Since the end of the Cold War, US civil spaceflight has not been so much lead as it has been managed.  Multiple attempts to lead or change or set a new direction of US civil spaceflight over the last twenty years have failed and what we have witnessed is largely ‘management’ of a course last set in the mid 1980’s.

 There are numerous reasons for this failure to successfully lead, but chief among them is what Jonathan Rauch called the creep of ‘economic cannibalism and governmental calcification’ in his work Governments End, Why Washington Stopped Working.

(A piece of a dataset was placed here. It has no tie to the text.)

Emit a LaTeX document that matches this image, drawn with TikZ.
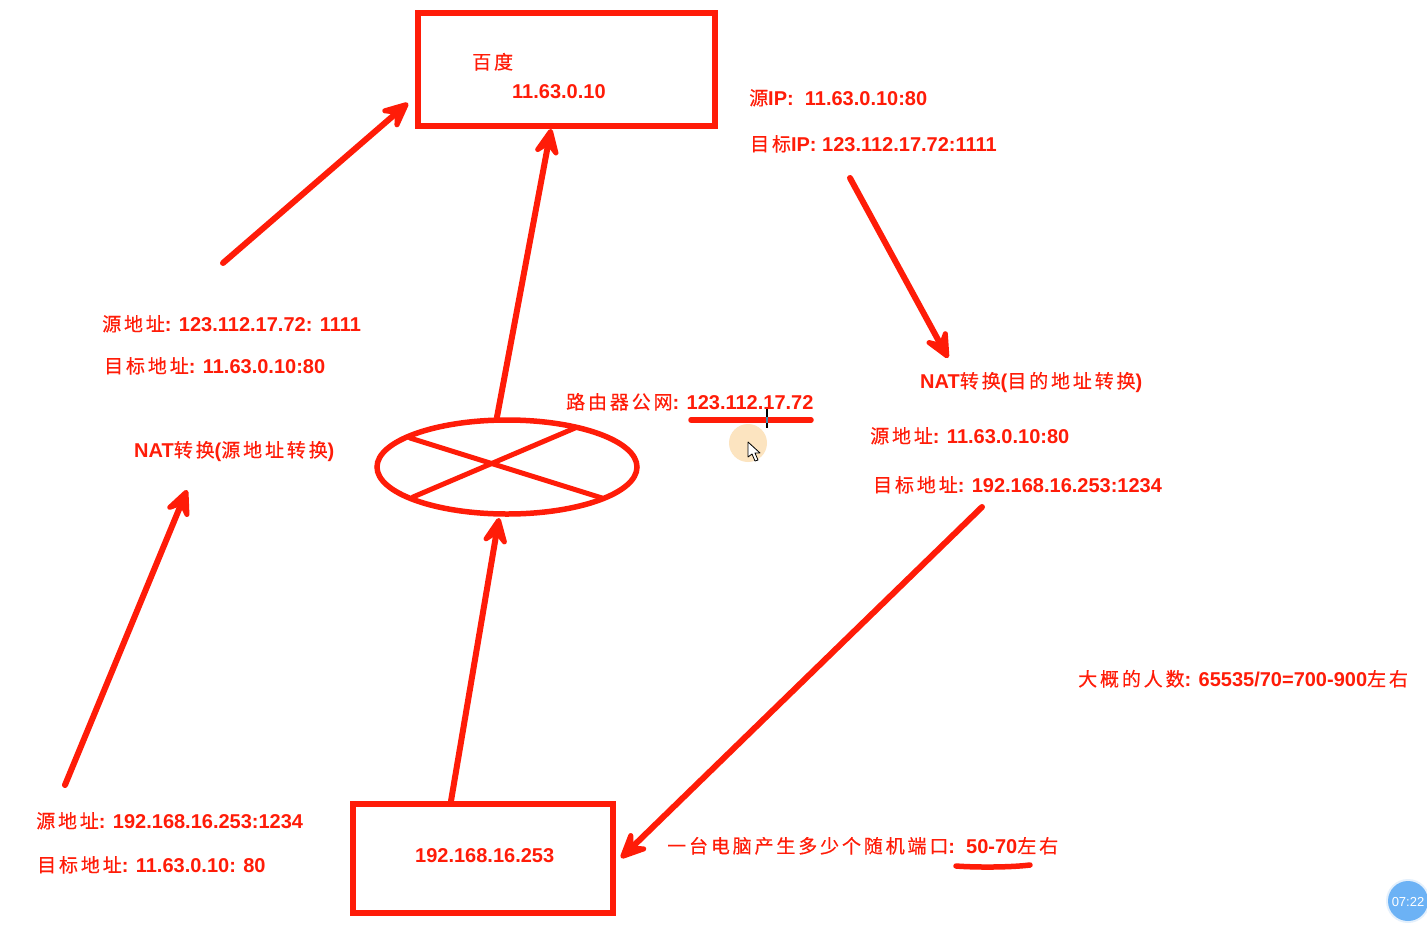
\documentclass[tikz,border=0pt]{standalone}
\usepackage{fontspec}
\setmainfont{Liberation Sans}[BoldFont={Liberation Sans Bold}]
\newfontfamily\cjkf[LetterSpace=15,FakeBold=0.4]{Noto Sans CJK SC}
\newcommand{\zh}[1]{{\cjkf\mdseries\fontsize{19}{20}\selectfont #1}}
\usetikzlibrary{arrows.meta,shapes.geometric}
\definecolor{inkred}{RGB}{255,28,8}
\definecolor{peach}{RGB}{252,228,192}
\definecolor{badge}{RGB}{108,178,245}
\definecolor{badgeedge}{RGB}{228,240,252}
\tikzset{
  x=1pt,y=-1pt,
  lbl/.style={anchor=base west,inner sep=0pt,text=inkred,font=\fontsize{20}{24}\selectfont\bfseries},
  boxn/.style={draw=inkred,line width=6pt,inner sep=0pt,fill=white},
  arr/.style={draw=inkred,line width=6pt,line cap=round,-{Stealth[round,length=36pt,width=33pt,inset=15pt,line width=5pt]}},
  ink/.style={draw=inkred,line width=5pt,line cap=round},
}
\begin{document}
\begin{tikzpicture}
\useasboundingbox (0,0) rectangle (1427,924);
\fill[white] (0,0) rectangle (1427,924);
% boxes
\node[boxn,minimum width=297pt,minimum height=113pt] (baidu) at (566.5,69.5) {};
\node[boxn,minimum width=260pt,minimum height=109pt] (pc) at (483,858.5) {};
\node[boxn,shape=ellipse,line width=5.5pt,minimum width=260pt,minimum height=94pt] (router) at (507,467) {};
% free ends
\coordinate (a1) at (223,263); \coordinate (a1e) at (408,103);
\coordinate (a2) at (497,417); \coordinate (a2e) at (551,129);
\coordinate (a3) at (850,178); \coordinate (a3e) at (948,358);
\coordinate (a4) at (982,507); \coordinate (a4e) at (621,858);
\coordinate (a5) at (451,801); \coordinate (a5e) at (499,518);
\coordinate (a6) at (65,785);  \coordinate (a6e) at (187,490);
\draw[arr] (a1) -- (a1e);
\draw[arr] (a2) -- (a2e);
\draw[arr] (a3) -- (a3e);
\draw[arr] (a4) -- (a4e);
\draw[arr] (a5) -- (a5e);
\draw[arr] (a6) -- (a6e);
% router cross
\draw[ink] (410,438) -- (602,498);
\draw[ink] (413,497) -- (575,428);
% pointer highlight
\fill[peach] (748,443) circle (19);
% underlines
\draw[ink,line width=5.5pt] (691,420) -- (811,420);
\draw[ink,line width=5.5pt] (956,866) .. controls (975,867.5) and (1010,867.5) .. (1030,865);
\draw[black,line width=1.4pt] (767,407) -- (767,428);
\draw[cyan!70!black,line width=1.4pt] (767,417) -- (767,423);
\draw[black,fill=white,line width=.8pt,line join=round] (748,442) -- (748,457) -- (752,454) -- (755,461) -- (758,460) -- (755,453) -- (760,453) -- cycle;
% labels
\node[lbl] (t1) at (472,69) {\zh{百度}};
\node[lbl] (t2) at (512,98) {11.63.0.10};
\node[lbl] (t3) at (749,105) {\zh{源}IP:\ \ 11.63.0.10:80};
\node[lbl] (t4) at (750,151) {\zh{目标}IP: 123.112.17.72:1111};
\node[lbl] (t5) at (102,331) {\zh{源地址}: 123.112.17.72: 1111};
\node[lbl] (t6) at (104,373) {\zh{目标地址}: 11.63.0.10:80};
\node[lbl] (t7) at (134,457) {NAT\zh{转换}(\zh{源地址转换})};
\node[lbl] (t8) at (566,409) {\zh{路由器公网}: 123.112.17.72};
\node[lbl] (t9) at (920,388) {NAT\zh{转换}(\zh{目的地址转换})};
\node[lbl] (t10) at (870,443) {\zh{源地址}: 11.63.0.10:80};
\node[lbl] (t11) at (873,492) {\zh{目标地址}: 192.168.16.253:1234};
\node[lbl] (t12) at (1078,686) {\zh{大概的人数}: 65535/70=700-900\zh{左右}};
\node[lbl] (t13) at (36,828) {\zh{源地址}: 192.168.16.253:1234};
\node[lbl] (t14) at (37,872) {\zh{目标地址}: 11.63.0.10: 80};
\node[lbl] (t15) at (415,862) {192.168.16.253};
\node[lbl] (t16) at (667,853) {\zh{一台电脑产生多少个随机端口}:\ \ 50-70\zh{左右}};
% timer badge
\fill[badgeedge] (1408,901) circle (22);
\fill[badge] (1408,901) circle (20);
\node[inner sep=0pt,text=white,font=\fontsize{13}{15}\selectfont] (timer) at (1408,902) {07:22};
\end{tikzpicture}
\end{document}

 Time and resources have hardened the arteries of the US civil spaceflight program and have added layer upon layer of crust and mass that has increased the organizational inertia to levels that cannot be over come, even by the President of the United States.  Today, the US civil spaceflight faces an existential crisis as the end of a course set long ago whose purpose has largely been forgotten and relevance has been overtaken by events is looming with no comprehensive alternative capable of replacing it.  Like a giant frozen statue, US civil spaceflight is stuck in a pose that threatens to entomb it forever.

 Setting a new direction, actually leading US civil spaceflight, will require small and strategic stepsmade from within.  No grand gestures, but rather ingenious innovation and experimentation at the margins of fiscal, technical and political reality… baby steps if you will.